Spain Brings In New Snooping Law; Allows Wide-Ranging Surveillance — And Government Malware
from the making-the-digital-world-as-bad-as-the-analog-one dept
Earlier this week Spain’s new Criminal Procedure Act came into force. Although this is an update to an old law from 1882, it legalizes the use of some of the most modern digital snooping techniques around, as an article in El País explains (original in Spanish). For example, one option under the new law is to install malware on a suspect’s devices, a really bad idea we warned two years ago might happen. The new law specifies that surveillance can be carried on equipment used habitually or occasionally by a suspect, but does not clarify what happens with networks or a shared family computer. The Spanish police will also now be able to deploy undercover agents online who can interact with other users, and record their conversations, even if those take place with members of the public in their own homes.
The new powers generally require judicial authorization, and the exact nature of the permitted surveillance will depend on the seriousness of the alleged crime. But the law also allows the Spanish Interior Minister and, in her or his absence, the Secretary of State for Security, to grant permission to the police to snoop on private communications in an “emergency”, or when the alleged crimes relate to terrorism or armed groups.

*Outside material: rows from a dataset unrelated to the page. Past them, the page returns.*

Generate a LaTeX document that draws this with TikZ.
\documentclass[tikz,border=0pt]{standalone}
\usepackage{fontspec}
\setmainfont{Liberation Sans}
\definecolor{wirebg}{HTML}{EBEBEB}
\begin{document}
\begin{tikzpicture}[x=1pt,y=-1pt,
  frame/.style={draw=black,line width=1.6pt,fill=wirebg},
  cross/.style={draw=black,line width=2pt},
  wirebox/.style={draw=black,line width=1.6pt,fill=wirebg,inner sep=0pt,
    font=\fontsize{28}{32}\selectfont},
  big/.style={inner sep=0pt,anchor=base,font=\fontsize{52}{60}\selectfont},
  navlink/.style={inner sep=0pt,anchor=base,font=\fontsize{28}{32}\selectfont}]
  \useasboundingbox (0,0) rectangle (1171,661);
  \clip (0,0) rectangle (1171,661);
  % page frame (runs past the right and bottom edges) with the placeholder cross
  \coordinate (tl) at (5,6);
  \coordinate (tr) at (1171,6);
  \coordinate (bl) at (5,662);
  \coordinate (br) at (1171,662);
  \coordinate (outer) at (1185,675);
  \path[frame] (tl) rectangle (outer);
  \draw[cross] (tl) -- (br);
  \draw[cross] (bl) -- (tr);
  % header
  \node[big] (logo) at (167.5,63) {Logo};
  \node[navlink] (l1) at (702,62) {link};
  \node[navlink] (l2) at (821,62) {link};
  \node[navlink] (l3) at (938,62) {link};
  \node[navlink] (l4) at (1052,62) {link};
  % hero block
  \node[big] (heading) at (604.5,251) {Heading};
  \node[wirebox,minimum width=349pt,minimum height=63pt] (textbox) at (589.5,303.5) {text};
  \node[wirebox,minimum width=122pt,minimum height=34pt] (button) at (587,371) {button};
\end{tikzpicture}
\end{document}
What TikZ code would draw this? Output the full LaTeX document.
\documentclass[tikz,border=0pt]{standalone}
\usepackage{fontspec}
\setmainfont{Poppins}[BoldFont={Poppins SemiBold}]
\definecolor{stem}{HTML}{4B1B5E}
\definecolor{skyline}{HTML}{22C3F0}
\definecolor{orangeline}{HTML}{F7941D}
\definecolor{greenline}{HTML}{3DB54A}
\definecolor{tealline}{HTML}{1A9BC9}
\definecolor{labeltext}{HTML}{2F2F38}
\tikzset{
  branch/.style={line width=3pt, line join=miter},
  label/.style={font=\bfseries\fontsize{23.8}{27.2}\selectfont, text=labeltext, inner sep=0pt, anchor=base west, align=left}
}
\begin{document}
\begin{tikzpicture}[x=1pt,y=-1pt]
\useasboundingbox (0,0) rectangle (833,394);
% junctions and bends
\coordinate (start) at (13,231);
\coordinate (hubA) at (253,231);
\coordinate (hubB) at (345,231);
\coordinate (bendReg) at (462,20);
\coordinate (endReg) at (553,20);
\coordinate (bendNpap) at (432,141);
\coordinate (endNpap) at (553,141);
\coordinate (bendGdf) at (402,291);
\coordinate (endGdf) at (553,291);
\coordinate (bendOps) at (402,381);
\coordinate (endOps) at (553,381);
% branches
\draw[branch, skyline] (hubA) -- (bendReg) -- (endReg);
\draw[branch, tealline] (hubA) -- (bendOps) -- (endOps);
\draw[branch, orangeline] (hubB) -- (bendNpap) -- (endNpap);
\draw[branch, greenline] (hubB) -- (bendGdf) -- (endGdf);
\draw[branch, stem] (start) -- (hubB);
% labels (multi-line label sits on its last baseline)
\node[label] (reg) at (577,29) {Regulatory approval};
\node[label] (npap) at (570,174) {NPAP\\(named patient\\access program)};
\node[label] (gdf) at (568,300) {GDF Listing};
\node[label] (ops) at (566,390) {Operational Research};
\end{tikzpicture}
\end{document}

Such permission must then be quickly confirmed or revoked by a judge, but in the latter case, there’s a nasty twist in the new law. Even though the police would be unable to use in court any evidence they found during surveillance whose authorization was later cancelled, they could use it to help them ask for permission to carry out more surveillance, taking advantage of the knowledge they gained. As El País notes, the new law will allow:
police and judicial use of “incidental findings”: those crimes which are not suspected, and discovered investigating other [crimes]. Now, the parties may bring these findings as evidence in a different judicial process from the one that led to the initial investigation, and may also be used in other investigations, although for that, specific authorization from a judge will be required.
A few months ago, Techdirt wrote about Spain’s terrible new “gag” law that imposed all kinds of ridiculous constraints on everyday activities in the physical world. It seems that bad things are starting to happen in the country’s digital realm too.